According to a large research survey
conducted in 2022, in the past year, nearly 20% (that’s ONE IN FIVE) LGBTQ kids
attempted suicide and many others considered it. “LGBTQ youth are more than
four times as likely to attempt suicide than their peers,” and some estimate
that “45% of LGBTQ youth serious considered attempting suicide in the past
year.” The risk is elevated to as much as 7 times more likely for transgender
youth. The data does not support the idea that these youth are at higher risk
because of who they are. They are at higher risk because of how we respond to
them and treat them. Youth who are supported and affirmed by family members and
other significant adults, and who have access to affirming spaces (such as
schools), report significantly lower rates of attempting suicide.
Imagine if our beliefs in a lifegiving God who abhors child
sacrifice and goes out of his way to reverse death (hello, resurrection) extended
to these kids, and imagine if we used our privilege and political power in the
United States to establish policies that protected them and to create a culture
that celebrated and affirmed them? If only…
The conclusion and the reality? I would like to say that I
was never part of a community that sponsored child sacrifice explicitly or
implicitly. But for many years I attended churches whose doctrines and practices
did just that. And even though I didn’t agree, I endorsed them with my silence.

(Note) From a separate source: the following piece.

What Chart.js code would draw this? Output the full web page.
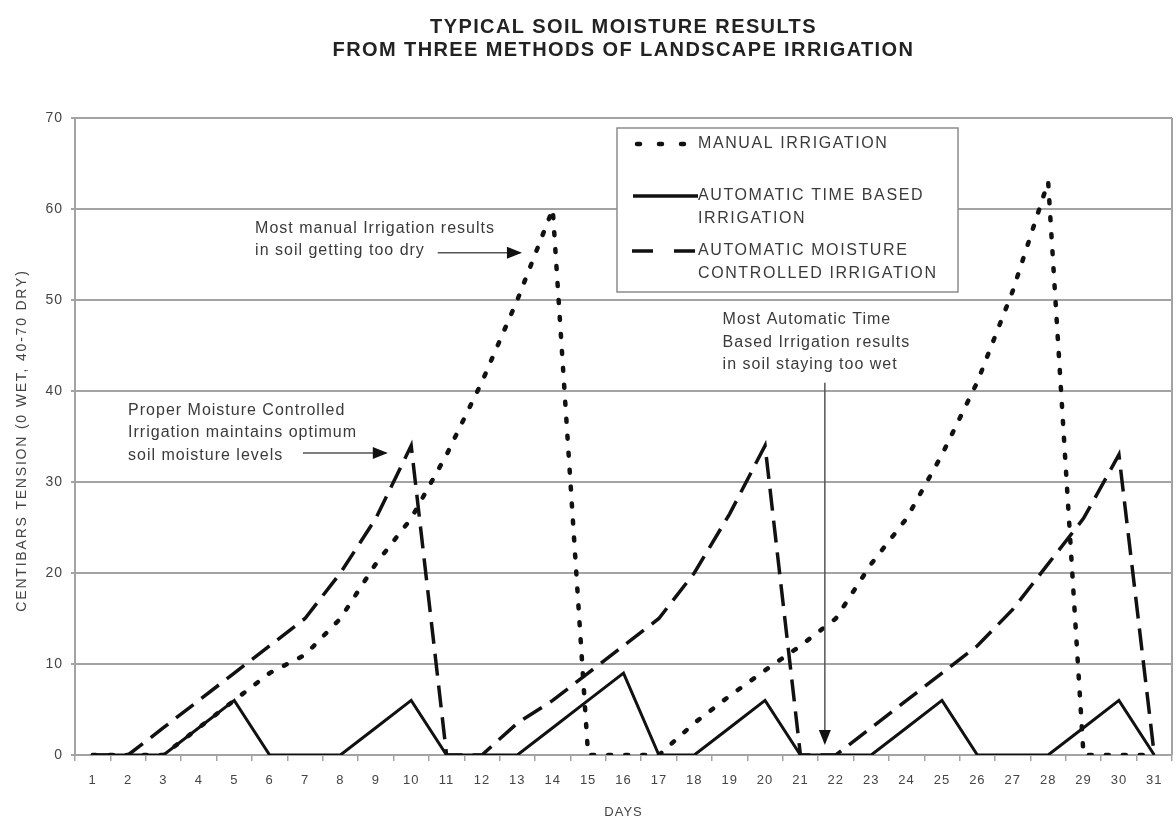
<!DOCTYPE html>
<html>
<head>
<meta charset="UTF-8">
<title>Soil moisture</title>
<script src="https://cdn.jsdelivr.net/npm/chart.js@4.4.0/dist/chart.umd.min.js"></script>
<style>
  body { margin: 0; background: #fff; }
  #wrap { width: 1176px; height: 820px; }
</style>
</head>
<body>
<div id="wrap"><canvas id="myChart" width="1176" height="820"></canvas></div>
<script>
// values
const days = ['1','2','3','4','5','6','7','8','9','10','11','12','13','14','15','16',
              '17','18','19','20','21','22','23','24','25','26','27','28','29','30','31'];
const manual   = [0,0,0,3,6,9,11,15,21,26,33,41,50,60,0,0,0,3.5,6.5,9.3,12,15,21,26,33,41,51,63,0,0,0];
const timeBased = [0,0,0,3,6,0,0,0,3,6,0,0,0,3,6,9,0,0,3,6,0,0,0,3,6,0,0,0,3,6,0];
const moisture = [0,0,3,6,9,12,15,20,26,34,0,0,3.5,6,9,12,15,20,26.5,34,0,0,3,6,9,12,16,21,26,33,0];
const yTicks = [0,10,20,30,40,50,60,70];

const titleLines = ['TYPICAL SOIL MOISTURE RESULTS', 'FROM THREE METHODS OF LANDSCAPE IRRIGATION'];
const yTitle = 'CENTIBARS TENSION (0 WET, 40-70 DRY)';
const legendItems = [
  { lines: ['MANUAL IRRIGATION'], dash: [3, 19], cap: 'round', from: 20, to: 70 },
  { lines: ['AUTOMATIC TIME BASED', 'IRRIGATION'], dash: [], cap: 'butt', from: 16, to: 81 },
  { lines: ['AUTOMATIC MOISTURE', 'CONTROLLED IRRIGATION'], dash: [21, 21], cap: 'butt', from: 15, to: 81 }
];
// notes: text, anchor (day index, value), arrow from/to (day index, value)
const notes = [
  { lines: ['Most manual Irrigation results', 'in soil getting too dry'], at: [4.59, 57.9],
    from: [9.75, 55.2], to: [12.13, 55.2] },
  { lines: ['Proper Moisture Controlled', 'Irrigation maintains optimum', 'soil moisture levels'], at: [1.0, 37.9],
    from: [5.94, 33.2], to: [8.34, 33.2] },
  { lines: ['Most Automatic Time', 'Based Irrigation results', 'in soil staying too wet'], at: [17.8, 47.8],
    from: [20.69, 40.9], to: [20.69, 1.1] }
];

const FONT = '"Liberation Sans", Arial, sans-serif';
const GRID = '#a3a3a3';

function arrowHead(ctx, x1, y1, x2, y2) {
  const a = Math.atan2(y2 - y1, x2 - x1);
  const len = 15, w = 6;
  ctx.beginPath();
  ctx.moveTo(x2, y2);
  ctx.lineTo(x2 - len * Math.cos(a) + w * Math.sin(a), y2 - len * Math.sin(a) - w * Math.cos(a));
  ctx.lineTo(x2 - len * Math.cos(a) - w * Math.sin(a), y2 - len * Math.sin(a) + w * Math.cos(a));
  ctx.closePath();
  ctx.fill();
}

const extras = {
  id: 'extras',
  beforeDraw(chart) {
    chart.ctx.letterSpacing = '1px';
  },
  beforeDatasetsDraw(chart) {
    const ctx = chart.ctx, a = chart.chartArea;
    // right frame line
    ctx.save();
    ctx.strokeStyle = GRID;
    ctx.lineWidth = 2;
    ctx.beginPath();
    ctx.moveTo(a.right, a.top);
    ctx.lineTo(a.right, a.bottom);
    ctx.stroke();
    ctx.restore();
  },
  afterDatasetsDraw(chart) {
    const ctx = chart.ctx, a = chart.chartArea;
    const xs = chart.scales.x, ys = chart.scales.y;

    // legend box
    const bx = a.left + 542, by = a.top + 10, bw = 341, bh = 164;
    ctx.save();
    ctx.fillStyle = '#fff';
    ctx.fillRect(bx, by, bw, bh);
    ctx.strokeStyle = '#8c8c8c';
    ctx.lineWidth = 1.5;
    ctx.strokeRect(bx, by, bw, bh);
    const rows = [16, 68, 123];
    ctx.font = '16px ' + FONT;
    ctx.letterSpacing = '1.6px';
    ctx.fillStyle = '#3a3a3a';
    ctx.textBaseline = 'middle';
    legendItems.forEach((it, k) => {
      const yy = by + rows[k];
      ctx.strokeStyle = '#111';
      ctx.lineWidth = it.cap === 'round' ? 4.5 : 3.5;
      ctx.lineCap = it.cap;
      ctx.setLineDash(it.dash);
      ctx.beginPath();
      ctx.moveTo(bx + it.from, yy);
      ctx.lineTo(bx + it.to, yy);
      ctx.stroke();
      ctx.setLineDash([]);
      it.lines.forEach((t, j) => ctx.fillText(t, bx + 81, yy + j * 22.5));
    });
    ctx.restore();

    // notes and arrows
    ctx.save();
    ctx.font = '16px ' + FONT;
    ctx.letterSpacing = '1px';
    ctx.textBaseline = 'middle';
    notes.forEach(n => {
      const tx = xs.getPixelForValue(n.at[0]);
      const ty = ys.getPixelForValue(n.at[1]);
      ctx.fillStyle = '#3a3a3a';
      n.lines.forEach((t, j) => ctx.fillText(t, tx, ty + j * 22.5));
      const x1 = xs.getPixelForValue(n.from[0]), y1 = ys.getPixelForValue(n.from[1]);
      const x2 = xs.getPixelForValue(n.to[0]), y2 = ys.getPixelForValue(n.to[1]);
      ctx.strokeStyle = '#555';
      ctx.lineWidth = 1.5;
      ctx.beginPath();
      ctx.moveTo(x1, y1);
      ctx.lineTo(x2 - (x2 - x1) * 0.02, y2 - (y2 - y1) * 0.02);
      ctx.stroke();
      ctx.fillStyle = '#111';
      arrowHead(ctx, x1, y1, x2, y2);
    });
    ctx.restore();

    // y axis title
    ctx.save();
    ctx.font = '14px ' + FONT;
    ctx.letterSpacing = '1.8px';
    ctx.fillStyle = '#444';
    ctx.textAlign = 'center';
    ctx.textBaseline = 'middle';
    ctx.translate(22, (a.top + a.bottom) / 2 + 4);
    ctx.rotate(-Math.PI / 2);
    ctx.fillText(yTitle, 0, 0);
    ctx.restore();

    // title, centred over the plot area
    ctx.save();
    ctx.font = 'bold 20px ' + FONT;
    ctx.letterSpacing = '1.4px';
    ctx.fillStyle = '#222';
    ctx.textAlign = 'center';
    ctx.textBaseline = 'middle';
    const cx = (a.left + a.right) / 2;
    titleLines.forEach((t, j) => ctx.fillText(t, cx, 27 + j * 23.5));
    ctx.restore();
  }
};

new Chart('myChart', {
  type: 'line',
  data: {
    labels: days,
    datasets: [
      { label: 'AUTOMATIC MOISTURE CONTROLLED IRRIGATION', data: moisture,
        borderColor: '#111', borderWidth: 3.5, borderDash: [22, 10] },
      { label: 'AUTOMATIC TIME BASED IRRIGATION', data: timeBased,
        borderColor: '#111', borderWidth: 3 },
      { label: 'MANUAL IRRIGATION', data: manual,
        borderColor: '#111', borderWidth: 4.5, borderDash: [3, 14], borderCapStyle: 'round' }
    ]
  },
  options: {
    responsive: false,
    animation: false,
    events: [],
    layout: { padding: { top: 118, right: 4, left: 0, bottom: 0 } },
    elements: { point: { radius: 0 }, line: { tension: 0, fill: false } },
    plugins: { legend: { display: false }, tooltip: { enabled: false } },
    scales: {
      x: {
        offset: true,
        grid: { offset: true, drawOnChartArea: false, color: GRID, lineWidth: 1.5, tickLength: 6 },
        border: { color: GRID, width: 2 },
        ticks: { color: '#444', font: { family: FONT, size: 13 }, padding: 12, maxRotation: 0, autoSkip: false },
        title: { display: true, text: 'DAYS', color: '#444', font: { family: FONT, size: 13 }, padding: { top: 0, bottom: 0 } },
        afterFit(s) { s.height = 65; }
      },
      y: {
        min: 0, max: 70,
        afterBuildTicks(s) { s.ticks = yTicks.map(v => ({ value: v })); },
        grid: { color: GRID, lineWidth: 2, tickLength: 4 },
        border: { color: GRID, width: 2 },
        ticks: { color: '#444', font: { family: FONT, size: 14 }, padding: 8 },
        afterFit(s) { s.width = 75; }
      }
    }
  },
  plugins: [extras]
});
</script>
</body>
</html>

I knew that to be openly affirming would be to lose my membership in those
communities and all of the benefits that came with it. I also deeply love many
of the people in those communities (this is still true) and it was hard for me
to imagine experiencing a rupture in these relationships (literally what LGBTQ
kids constantly face). Eventually, I couldn’t cope with the internal tension I
was experiencing between what I knew to be true and right and what my silence
was communicating. I knew I was a hypocrite, and I was also in ministry,
supposedly representing Christ to young people. Including LGBTQ youth.
I decided I didn’t ever want a single kid in my ministry to wonder whether or not I would reject them if I really knew them. I wanted to be able to be outspoken in my support and affirmation and to be able to loudly proclaim every child’s belovedness. Beloved, just as they are. Beloved, from the beginning. Beloved by God who is a good parent even when human parents and institutions and soccer coaches get things very wrong. Worthy of abundant life and a necessary contributor to our families and communities, including to churches. Without their gifts and their light, God’s Kingdom, the body of Christ, is not complete.
I spoke up and exited (and was exiled from) multiple communities.
While I found myself in what some might call a “spiritual wilderness,” I wasn’t
alone. God is present, and I am surrounded by many incredible people who are wounded
and yet still wrestling with God and the Bible. I am a member of an affirming
church community that truly invites everyone to God’s table, and I am a sibling
to people who bear the scars of attempted child sacrifice. I regret that I was
not brave enough to enter the wilderness sooner. And I am sorry to those who my
silence and complicity hurt. Please forgive me. Forgive us.